START Supplied data

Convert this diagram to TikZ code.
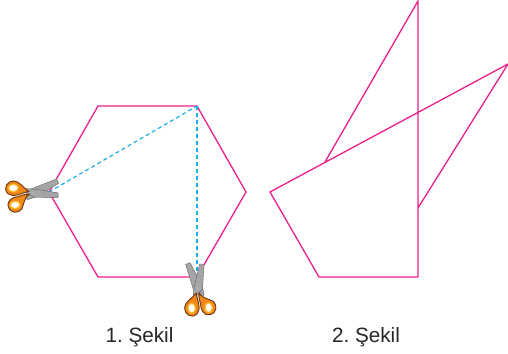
\documentclass[tikz,border=0pt]{standalone}
\usepackage{fontspec}
\setmainfont{Liberation Sans}
\usepackage{xcolor}
\definecolor{cutpink}{RGB}{236,30,140}
\definecolor{cutblue}{RGB}{30,175,235}
\definecolor{handleorange}{RGB}{240,135,25}
\definecolor{handlelight}{RGB}{250,190,50}
\definecolor{handledark}{RGB}{110,55,15}
\definecolor{bladegrey}{RGB}{165,165,168}
\tikzset{
    edge/.style={cutpink, line width=1.3pt, line join=miter},
    cut/.style={cutblue, line width=1.2pt, dash pattern=on 4pt off 3pt},
    caption/.style={font=\fontsize{20.7}{22}\selectfont, text=black!85, inner sep=0pt, anchor=base},
    blade/.style={fill=bladegrey, draw=black!60, line width=0.4pt},
    handle/.style={fill=handleorange, draw=handledark, line width=0.9pt},
    scissors/.pic={
        % blades
        \path[blade] (-9,2) -- (-1,-4.5) -- (25,-11.5) -- (26.5,-7) -- (4,4) -- (-6,6) -- cycle;
        \path[blade] (-9,-4) -- (-6,-5) -- (3,-3.5) -- (25,2.5) -- (24.5,7) -- (0,4.5) -- cycle;
        % handles
        \path[handle] (-4,-2) .. controls (-12,-1) and (-20,3) .. (-25,-2) .. controls (-30,-8) and (-24,-15) .. (-18,-14) .. controls (-12,-13) and (-10,-7) .. (-4,-2) -- cycle;
        \path[handle] (-4,1) .. controls (-9,3) and (-10,10) .. (-13,15) .. controls (-17,19) and (-25,18) .. (-26,11) .. controls (-27,4) and (-20,2) .. (-15,2) .. controls (-10,1) and (-7,0) .. (-4,1) -- cycle;
        \fill[handlelight] (-19,-7) ellipse (5.6 and 4.4);
        \fill[handlelight] (-19,10) ellipse (5.6 and 4.4);
        \fill[white] (-19,-7) ellipse (4 and 2.9);
        \fill[white] (-19,10) ellipse (4 and 2.9);
        \fill[black!30] (0,0) circle (1.6);
    }
}
\begin{document}
\begin{tikzpicture}[x=1pt, y=-1pt]
\useasboundingbox (0,0) rectangle (508,353);
% Hexagon
\coordinate (h1) at (98,106);
\coordinate (h2) at (197,106);
\coordinate (h3) at (246,192);
\coordinate (h4) at (197,277);
\coordinate (h5) at (98,277);
\coordinate (h6) at (49,192);
\draw[edge] (h1) -- (h2) -- (h3) -- (h4) -- (h5) -- (h6) -- cycle;
\draw[cut] (h6) -- (h2);
\draw[cut] (h2) -- (h4);

% Pieces
\coordinate (p1) at (418,1);
\coordinate (p2) at (418,277);
\coordinate (p3) at (319,277);
\coordinate (p4) at (270,192);
\coordinate (p5) at (325,162);
\coordinate (p6) at (508,64);
\coordinate (p7) at (418,208);
\draw[edge] (p5) -- (p1) -- (p2) -- (p3) -- (p4) -- (p6) -- (p7);

% Scissors
\pic[rotate=6] at (33,193) {scissors};
\pic[rotate=92] at (198,289) {scissors};

% Captions
\node (first) [caption] at (139.5,342) {1.\ Şekil};
\node (second) [caption] at (366,342) {2.\ Şekil};
\end{tikzpicture}
\end{document}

END Supplied data

Short task –
Write the listing out a second time exactly, dropping all images.

Output below –
Convert this diagram to TikZ code.
\documentclass[tikz,border=0pt]{standalone}
\usepackage{fontspec}
\setmainfont{Liberation Sans}
\usepackage{xcolor}
\definecolor{cutpink}{RGB}{236,30,140}
\definecolor{cutblue}{RGB}{30,175,235}
\definecolor{handleorange}{RGB}{240,135,25}
\definecolor{handlelight}{RGB}{250,190,50}
\definecolor{handledark}{RGB}{110,55,15}
\definecolor{bladegrey}{RGB}{165,165,168}
\tikzset{
    edge/.style={cutpink, line width=1.3pt, line join=miter},
    cut/.style={cutblue, line width=1.2pt, dash pattern=on 4pt off 3pt},
    caption/.style={font=\fontsize{20.7}{22}\selectfont, text=black!85, inner sep=0pt, anchor=base},
    blade/.style={fill=bladegrey, draw=black!60, line width=0.4pt},
    handle/.style={fill=handleorange, draw=handledark, line width=0.9pt},
    scissors/.pic={
        % blades
        \path[blade] (-9,2) -- (-1,-4.5) -- (25,-11.5) -- (26.5,-7) -- (4,4) -- (-6,6) -- cycle;
        \path[blade] (-9,-4) -- (-6,-5) -- (3,-3.5) -- (25,2.5) -- (24.5,7) -- (0,4.5) -- cycle;
        % handles
        \path[handle] (-4,-2) .. controls (-12,-1) and (-20,3) .. (-25,-2) .. controls (-30,-8) and (-24,-15) .. (-18,-14) .. controls (-12,-13) and (-10,-7) .. (-4,-2) -- cycle;
        \path[handle] (-4,1) .. controls (-9,3) and (-10,10) .. (-13,15) .. controls (-17,19) and (-25,18) .. (-26,11) .. controls (-27,4) and (-20,2) .. (-15,2) .. controls (-10,1) and (-7,0) .. (-4,1) -- cycle;
        \fill[handlelight] (-19,-7) ellipse (5.6 and 4.4);
        \fill[handlelight] (-19,10) ellipse (5.6 and 4.4);
        \fill[white] (-19,-7) ellipse (4 and 2.9);
        \fill[white] (-19,10) ellipse (4 and 2.9);
        \fill[black!30] (0,0) circle (1.6);
    }
}
\begin{document}
\begin{tikzpicture}[x=1pt, y=-1pt]
\useasboundingbox (0,0) rectangle (508,353);
% Hexagon
\coordinate (h1) at (98,106);
\coordinate (h2) at (197,106);
\coordinate (h3) at (246,192);
\coordinate (h4) at (197,277);
\coordinate (h5) at (98,277);
\coordinate (h6) at (49,192);
\draw[edge] (h1) -- (h2) -- (h3) -- (h4) -- (h5) -- (h6) -- cycle;
\draw[cut] (h6) -- (h2);
\draw[cut] (h2) -- (h4);

% Pieces
\coordinate (p1) at (418,1);
\coordinate (p2) at (418,277);
\coordinate (p3) at (319,277);
\coordinate (p4) at (270,192);
\coordinate (p5) at (325,162);
\coordinate (p6) at (508,64);
\coordinate (p7) at (418,208);
\draw[edge] (p5) -- (p1) -- (p2) -- (p3) -- (p4) -- (p6) -- (p7);

% Scissors
\pic[rotate=6] at (33,193) {scissors};
\pic[rotate=92] at (198,289) {scissors};

% Captions
\node (first) [caption] at (139.5,342) {1.\ Şekil};
\node (second) [caption] at (366,342) {2.\ Şekil};
\end{tikzpicture}
\end{document}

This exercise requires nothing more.